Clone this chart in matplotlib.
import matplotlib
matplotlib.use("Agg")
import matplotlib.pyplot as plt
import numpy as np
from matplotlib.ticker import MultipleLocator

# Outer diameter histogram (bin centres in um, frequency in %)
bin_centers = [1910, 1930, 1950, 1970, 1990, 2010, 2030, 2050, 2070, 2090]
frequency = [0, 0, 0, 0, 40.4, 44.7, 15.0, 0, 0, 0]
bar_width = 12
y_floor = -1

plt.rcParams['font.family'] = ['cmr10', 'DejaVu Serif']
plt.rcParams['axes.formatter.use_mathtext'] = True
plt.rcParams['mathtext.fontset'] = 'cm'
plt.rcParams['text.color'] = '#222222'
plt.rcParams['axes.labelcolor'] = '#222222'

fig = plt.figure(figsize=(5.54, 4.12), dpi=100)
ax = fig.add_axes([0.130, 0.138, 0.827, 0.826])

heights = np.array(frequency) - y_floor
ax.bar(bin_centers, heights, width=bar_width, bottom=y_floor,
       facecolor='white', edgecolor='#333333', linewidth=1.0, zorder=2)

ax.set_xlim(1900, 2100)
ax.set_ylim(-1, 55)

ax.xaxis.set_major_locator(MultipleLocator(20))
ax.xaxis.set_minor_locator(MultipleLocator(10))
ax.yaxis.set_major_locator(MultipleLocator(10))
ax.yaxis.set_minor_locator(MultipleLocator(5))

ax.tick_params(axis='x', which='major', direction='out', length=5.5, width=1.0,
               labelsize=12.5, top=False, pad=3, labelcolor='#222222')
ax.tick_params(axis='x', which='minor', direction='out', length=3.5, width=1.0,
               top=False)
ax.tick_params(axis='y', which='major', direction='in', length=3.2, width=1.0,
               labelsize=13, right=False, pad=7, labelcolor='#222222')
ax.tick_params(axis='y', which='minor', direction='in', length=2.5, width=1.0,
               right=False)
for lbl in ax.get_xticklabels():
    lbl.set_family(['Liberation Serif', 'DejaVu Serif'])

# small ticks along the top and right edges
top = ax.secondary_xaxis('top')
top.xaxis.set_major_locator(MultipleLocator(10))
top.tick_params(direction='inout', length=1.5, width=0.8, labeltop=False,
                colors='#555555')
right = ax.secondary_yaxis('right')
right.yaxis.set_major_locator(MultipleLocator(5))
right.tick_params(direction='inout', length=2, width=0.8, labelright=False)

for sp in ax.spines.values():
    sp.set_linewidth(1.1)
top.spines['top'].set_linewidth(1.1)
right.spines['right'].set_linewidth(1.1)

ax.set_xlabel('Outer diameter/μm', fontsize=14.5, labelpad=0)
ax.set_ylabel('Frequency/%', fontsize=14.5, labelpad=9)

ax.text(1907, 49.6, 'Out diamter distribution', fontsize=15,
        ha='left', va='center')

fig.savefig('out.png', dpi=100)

--------------------

[Given problem]: Please give an exact restatement of only the lines from the beginning of the material above to the line with "ax.yaxis.set_minor_locator(MultipleLocator(5))", inclusive.

[The response]:
Clone this chart in matplotlib.
import matplotlib
matplotlib.use("Agg")
import matplotlib.pyplot as plt
import numpy as np
from matplotlib.ticker import MultipleLocator

# Outer diameter histogram (bin centres in um, frequency in %)
bin_centers = [1910, 1930, 1950, 1970, 1990, 2010, 2030, 2050, 2070, 2090]
frequency = [0, 0, 0, 0, 40.4, 44.7, 15.0, 0, 0, 0]
bar_width = 12
y_floor = -1

plt.rcParams['font.family'] = ['cmr10', 'DejaVu Serif']
plt.rcParams['axes.formatter.use_mathtext'] = True
plt.rcParams['mathtext.fontset'] = 'cm'
plt.rcParams['text.color'] = '#222222'
plt.rcParams['axes.labelcolor'] = '#222222'

fig = plt.figure(figsize=(5.54, 4.12), dpi=100)
ax = fig.add_axes([0.130, 0.138, 0.827, 0.826])

heights = np.array(frequency) - y_floor
ax.bar(bin_centers, heights, width=bar_width, bottom=y_floor,
       facecolor='white', edgecolor='#333333', linewidth=1.0, zorder=2)

ax.set_xlim(1900, 2100)
ax.set_ylim(-1, 55)

ax.xaxis.set_major_locator(MultipleLocator(20))
ax.xaxis.set_minor_locator(MultipleLocator(10))
ax.yaxis.set_major_locator(MultipleLocator(10))
ax.yaxis.set_minor_locator(MultipleLocator(5))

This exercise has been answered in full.